Don’t Cast Divas

Is your next production solely based on the star power of your cast? Remember this, when it comes to casting- talent is not enough. Find people that you can work with under pressure and largely unrewarding circumstances.

You need to start evaluating an actor’s work ethic from when you come in contact with them. Screen for is whether they seem to have a generally positive or negative outlook on life. People with a positive, optimistic outlook are going to bring a lot of life to your set. They are going to drop their egos and get the work done that needs to be done. They are going to see all the inevitable setbacks that happen as minor annoyances at worst. They are going to bring an intangible light to your production.

Actors, as a rule, are forced in to vulnerable position while they work, and you want to make sure that they are personally secure enough to do this. (The operative word here is “enough”). They will bring their own personal drama on to the set, and if they don’t have any personal drama they will make it. Your talent will alienate other members of the cast and crew, and may create a negative cloud over your production.
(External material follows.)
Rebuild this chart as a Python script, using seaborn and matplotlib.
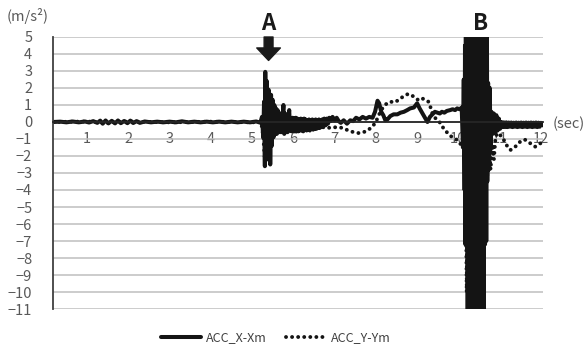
import matplotlib
matplotlib.use("Agg")
import matplotlib.pyplot as plt
import pandas as pd
import seaborn as sns

# values as (sec, m/s^2)
# ACC_X-Xm (solid line)
x_quiet = [(0.18, 0.0), (0.35, 0.02), (0.5, -0.02), (0.65, 0.03), (0.8, -0.02),
           (0.95, 0.03), (1.05, -0.03), (1.15, 0.05), (1.25, -0.05), (1.32, 0.08),
           (1.38, -0.1), (1.45, 0.09), (1.52, -0.08), (1.6, 0.07), (1.68, -0.08),
           (1.75, 0.09), (1.82, -0.07), (1.9, 0.06), (1.98, -0.07), (2.05, 0.08),
           (2.12, -0.06), (2.2, 0.05), (2.28, -0.05), (2.4, 0.03), (2.55, -0.02),
           (2.7, 0.02), (2.85, -0.02), (3.0, 0.02), (3.15, -0.02), (3.3, 0.04),
           (3.45, -0.02), (3.6, 0.02), (3.75, -0.02), (3.9, 0.02), (4.05, -0.02),
           (4.2, 0.02), (4.35, -0.02), (4.5, 0.02), (4.65, -0.02), (4.8, 0.02),
           (4.95, -0.02), (5.1, 0.03), (5.2, -0.04)]
x_event_a = [(5.24, 0.3), (5.27, -0.9), (5.29, 1.2), (5.31, -2.6), (5.32, 2.95),
             (5.34, -1.8), (5.36, 2.4), (5.38, -2.2), (5.40, 1.9), (5.42, -1.6),
             (5.43, 0.8), (5.44, -2.5), (5.46, 1.6), (5.48, -1.4), (5.50, 1.3),
             (5.52, -0.9), (5.54, 1.0), (5.56, -0.7), (5.58, 0.8), (5.60, -0.7),
             (5.62, 0.7), (5.64, -0.6), (5.66, 0.5), (5.68, -0.6), (5.70, 0.5),
             (5.72, -0.6), (5.74, 0.4), (5.76, 1.0), (5.78, -0.7), (5.80, 0.5),
             (5.82, -0.6), (5.84, 0.4), (5.86, -0.6), (5.88, 0.3), (5.90, 0.7),
             (5.92, -0.5)]
x_middle = [(5.94, 0.2), (5.96, -0.55), (5.98, 0.25), (6.0, -0.5), (6.02, 0.2),
            (6.04, -0.55), (6.06, 0.25), (6.08, -0.5), (6.10, 0.2), (6.12, -0.55),
            (6.14, 0.15), (6.16, -0.5), (6.18, 0.2), (6.20, -0.5), (6.22, 0.15),
            (6.24, -0.55), (6.26, 0.2), (6.28, -0.45), (6.30, 0.15), (6.32, -0.5),
            (6.34, 0.1), (6.36, -0.45), (6.38, 0.15), (6.40, -0.5), (6.42, 0.1),
            (6.44, -0.4), (6.46, 0.15), (6.48, -0.45), (6.50, 0.1), (6.52, -0.4),
            (6.54, 0.15), (6.56, -0.4), (6.58, 0.1), (6.60, -0.35), (6.62, 0.15),
            (6.64, -0.35), (6.66, 0.1), (6.68, -0.3), (6.70, 0.15), (6.72, -0.3),
            (6.75, 0.2), (6.78, -0.2), (6.81, 0.2), (6.84, -0.1), (6.87, 0.25),
            (6.9, 0.05), (6.95, 0.3), (7.0, 0.1), (7.05, 0.25), (7.1, 0.05),
            (7.15, -0.05), (7.22, 0.1), (7.3, -0.1), (7.38, 0.1), (7.45, 0.05),
            (7.52, 0.25), (7.6, 0.15), (7.68, 0.3), (7.76, 0.2), (7.84, 0.3),
            (7.92, 0.25), (7.98, 0.6), (8.04, 1.25), (8.08, 1.1), (8.13, 0.6),
            (8.18, 0.4), (8.23, 0.1), (8.28, 0.15), (8.35, 0.35), (8.43, 0.45),
            (8.52, 0.45), (8.6, 0.55), (8.68, 0.6), (8.76, 0.7), (8.83, 0.8),
            (8.92, 0.85), (9.0, 1.1), (9.06, 0.8), (9.13, 0.5), (9.19, 0.25),
            (9.25, 0.0), (9.31, 0.3), (9.37, 0.45), (9.43, 0.6), (9.49, 0.55),
            (9.55, 0.5), (9.6, 0.6), (9.66, 0.55), (9.72, 0.65), (9.8, 0.7),
            (9.86, 0.75), (9.92, 0.7), (9.97, 0.8), (10.03, 0.75), (10.08, 0.85)]
x_event_b = [(10.11, -1.5), (10.13, 2.5), (10.15, -4.0), (10.16, 4.5), (10.17, -7.2),
             (10.18, 8.0), (10.195, -7.3), (10.21, 9.0), (10.225, -13.0), (10.24, 9.0),
             (10.255, -12.5), (10.27, 8.5), (10.285, -13.0), (10.30, 9.0), (10.315, -13.5),
             (10.33, 9.0), (10.345, -13.0), (10.36, 8.5), (10.375, -13.0), (10.39, 9.0),
             (10.405, -12.5), (10.42, 9.0), (10.435, -13.0), (10.45, 9.5), (10.465, -13.0),
             (10.48, 9.0), (10.495, -13.5), (10.51, 9.0), (10.525, -13.0), (10.54, 8.5),
             (10.555, -13.0), (10.57, 9.0), (10.585, -12.5), (10.60, 9.0), (10.615, -13.0),
             (10.63, 9.0), (10.645, -7.2), (10.66, 8.0), (10.675, -7.0), (10.69, 7.0),
             (10.70, -3.5), (10.72, 2.3), (10.74, -2.8), (10.76, 2.0), (10.78, -1.6)]
x_tail = [(10.8, 0.6), (10.83, -0.7), (10.86, 0.5), (10.89, -0.65), (10.92, 0.4),
          (10.95, -0.5), (10.98, 0.2), (11.01, -0.4), (11.04, 0.0), (11.07, -0.3),
          (11.10, -0.02), (11.13, -0.3), (11.16, -0.02), (11.19, -0.3), (11.22, -0.03),
          (11.25, -0.28), (11.28, -0.03), (11.31, -0.3), (11.34, -0.04), (11.37, -0.28),
          (11.40, -0.03), (11.43, -0.3), (11.46, -0.04), (11.49, -0.28), (11.52, -0.03),
          (11.55, -0.3), (11.58, -0.04), (11.61, -0.28), (11.64, -0.03), (11.67, -0.3),
          (11.70, -0.04), (11.73, -0.28), (11.76, -0.03), (11.79, -0.3), (11.82, -0.04),
          (11.85, -0.28), (11.88, -0.03), (11.91, -0.3), (11.94, -0.04), (11.97, -0.28),
          (12.0, -0.05), (12.05, -0.2)]

# ACC_Y-Ym (dotted line)
y_before = [(0.18, 0.0), (1.0, 0.03), (1.5, -0.05), (2.0, 0.03), (3.0, -0.02),
            (4.0, 0.02), (5.0, -0.02), (5.22, 0.0), (5.27, -0.8), (5.31, -2.2),
            (5.33, 1.4), (5.36, -1.5), (5.39, 1.0), (5.43, -1.2), (5.47, 0.6),
            (5.52, -0.7), (5.58, 0.3), (5.65, -0.5), (5.72, 0.1), (5.8, -0.4),
            (5.9, -0.15), (6.0, -0.35), (6.15, -0.2), (6.3, -0.35), (6.45, -0.25),
            (6.6, -0.35), (6.75, -0.3), (6.9, -0.35), (7.05, -0.3), (7.2, -0.35),
            (7.33, -0.5), (7.46, -0.6), (7.58, -0.65), (7.7, -0.6), (7.8, -0.5),
            (7.9, -0.3), (7.99, -0.05), (8.08, 0.45), (8.18, 0.9), (8.27, 1.1),
            (8.35, 1.2), (8.44, 1.15), (8.52, 1.25), (8.6, 1.4), (8.67, 1.5),
            (8.73, 1.6), (8.79, 1.65), (8.85, 1.6), (8.91, 1.5), (8.98, 1.35),
            (9.03, 1.3), (9.08, 1.4), (9.17, 1.35), (9.27, 1.2), (9.32, 0.9),
            (9.37, 0.5), (9.45, 0.2), (9.56, -0.05), (9.62, -0.3), (9.68, -0.5),
            (9.76, -0.7), (9.85, -0.9), (9.92, -1.0), (9.97, -1.05), (10.03, -1.25),
            (10.08, -1.35)]
y_event_b = [(10.12, -1.5), (10.16, 3.0), (10.2, -10.0), (10.25, 5.0), (10.3, -12.0),
             (10.35, 5.0), (10.4, -12.0), (10.45, 5.0), (10.5, -12.0), (10.55, 5.0),
             (10.6, -12.0), (10.65, 3.0), (10.7, -3.2), (10.74, -1.5), (10.78, -2.8),
             (10.82, -1.3), (10.86, -2.2), (10.9, -0.9)]
y_tail = [(10.94, -0.65), (11.0, -0.75), (11.07, -0.9), (11.13, -1.2), (11.19, -1.45),
          (11.26, -1.65), (11.32, -1.55), (11.38, -1.45), (11.44, -1.3), (11.5, -1.15),
          (11.56, -1.05), (11.62, -1.05), (11.68, -1.15), (11.74, -1.25), (11.8, -1.35),
          (11.86, -1.45), (11.93, -1.35), (11.99, -1.25), (12.05, -1.15)]

x_ticks = list(range(1, 13))
y_ticks = list(range(-11, 6))
series_names = ["ACC_X-Xm", "ACC_Y-Ym"]


def to_frame(*segments):
    rows = [p for seg in segments for p in seg]
    return pd.DataFrame(rows, columns=["sec", "acc"])


df_x = to_frame(x_quiet, x_event_a, x_middle, x_event_b, x_tail)
df_y = to_frame(y_before, y_event_b, y_tail)

sns.set_style("white")
plt.rcParams["font.family"] = ["Noto Sans CJK JP", "DejaVu Sans"]

fig = plt.figure(figsize=(5.85, 3.49), dpi=100)
ax = fig.add_axes([0.0906, 0.1146, 0.8376, 0.7794])

sns.lineplot(data=df_x, x="sec", y="acc", ax=ax, estimator=None, sort=False,
             color="#141414", lw=2.9, label=series_names[0])
sns.lineplot(data=df_y, x="sec", y="acc", ax=ax, estimator=None, sort=False,
             color="#141414", lw=2.8, linestyle=(0, (0.01, 1.55)),
             dash_capstyle="round", label=series_names[1])

ax.set_xlim(0.176, 12.05)
ax.set_ylim(-11, 5)
ax.set_xticks(x_ticks)
ax.set_yticks(y_ticks)
ax.set_xlabel("")
ax.set_ylabel("")

ax.yaxis.grid(True, color="#bfbfbf", lw=1.1)
ax.xaxis.grid(False)
ax.set_axisbelow(True)

for side in ["top", "right"]:
    ax.spines[side].set_visible(False)
ax.spines["left"].set_color("#404040")
ax.spines["left"].set_linewidth(1.3)
ax.spines["bottom"].set_position(("data", 0))
ax.spines["bottom"].set_color("#262626")
ax.spines["bottom"].set_linewidth(1.3)

ax.tick_params(axis="y", direction="out", length=4, width=1.2, color="#404040",
               labelcolor="#595959", labelsize=10.5, pad=11)
ax.tick_params(axis="x", direction="in", length=4, width=1.2, color="#262626",
               labelcolor="#595959", labelsize=10.5, pad=7)

# event markers
ax.annotate("", xy=(5.40, 3.62), xytext=(5.40, 5.0), annotation_clip=False,
            arrowprops=dict(arrowstyle="simple,head_length=0.45,head_width=0.85,tail_width=0.32",
                            mutation_scale=20, color="#1a1a1a", shrinkA=0, shrinkB=0))
ax.text(5.40, 5.8, "A", ha="center", va="center", fontsize=16, fontweight="bold",
        color="#1a1a1a", clip_on=False)
ax.text(10.53, 5.8, "B", ha="center", va="center", fontsize=16, fontweight="bold",
        color="#1a1a1a", clip_on=False)

fig.text(28 / 585, 1 - 16 / 349, "(m/s²)", ha="center", va="center", fontsize=10.5,
         color="#595959")
fig.text(553 / 585, 1 - 124 / 349, "(sec)", ha="left", va="center", fontsize=10.5,
         color="#595959")

handles, labels = ax.get_legend_handles_labels()
ax.get_legend().remove()
fig.legend(handles, labels, loc="center", bbox_to_anchor=(276 / 585, 1 - 338 / 349),
           ncol=2, frameon=False, fontsize=9, handlelength=3.2, columnspacing=1.5,
           handletextpad=0.4, labelcolor="#404040")

fig.savefig("out.png", dpi=100)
Some say it doesn’t matter how an actor behaves, provided she brings enough looks or acting talent to the production. This line of thinking can derail your film. It doesn’t matter how attractive an actor is, it doesn’t matter how much spark they bring to your finished film; if they do not work, they simply do not work.

Working with a train wreck of an actor may be a very short sighted way of looking at your career as a film maker. This may suggest that you are more concerned with star power than professionalism, this could be an issue. Your set may suffer your reputation and working relationship with your crew.

While some argue that the talent is worth the hassle of working with them, the truth is that most star power is constructed, and thus replaceable. More than one, trained and experienced actor will be able to play the role. Some will be a shade better, consider spending more time casting and getting to know your talent if possible.

Notice who arrives on time to your auditions and who doesn’t. Chances are you have a late audition arrival this will translate on the set. Have a few auditions, hold as many as you need or able to hold so you may understand actors’ work attitude. But do keep in mind before you go all “Soup Nazi” on them, people genuinely do have one of those days, and inviting them to at least two or three more rounds of auditions will let you see if this persists.

A committed actor should show up (on time) to a number of rounds to audition. She will be polite and present well. She will be kind to the other actors, and respect you. (Unless of course you are casting Hobo-bitch-zilla?) She will support you and your production in ways that a slightly more talented diva never will, so make your choice.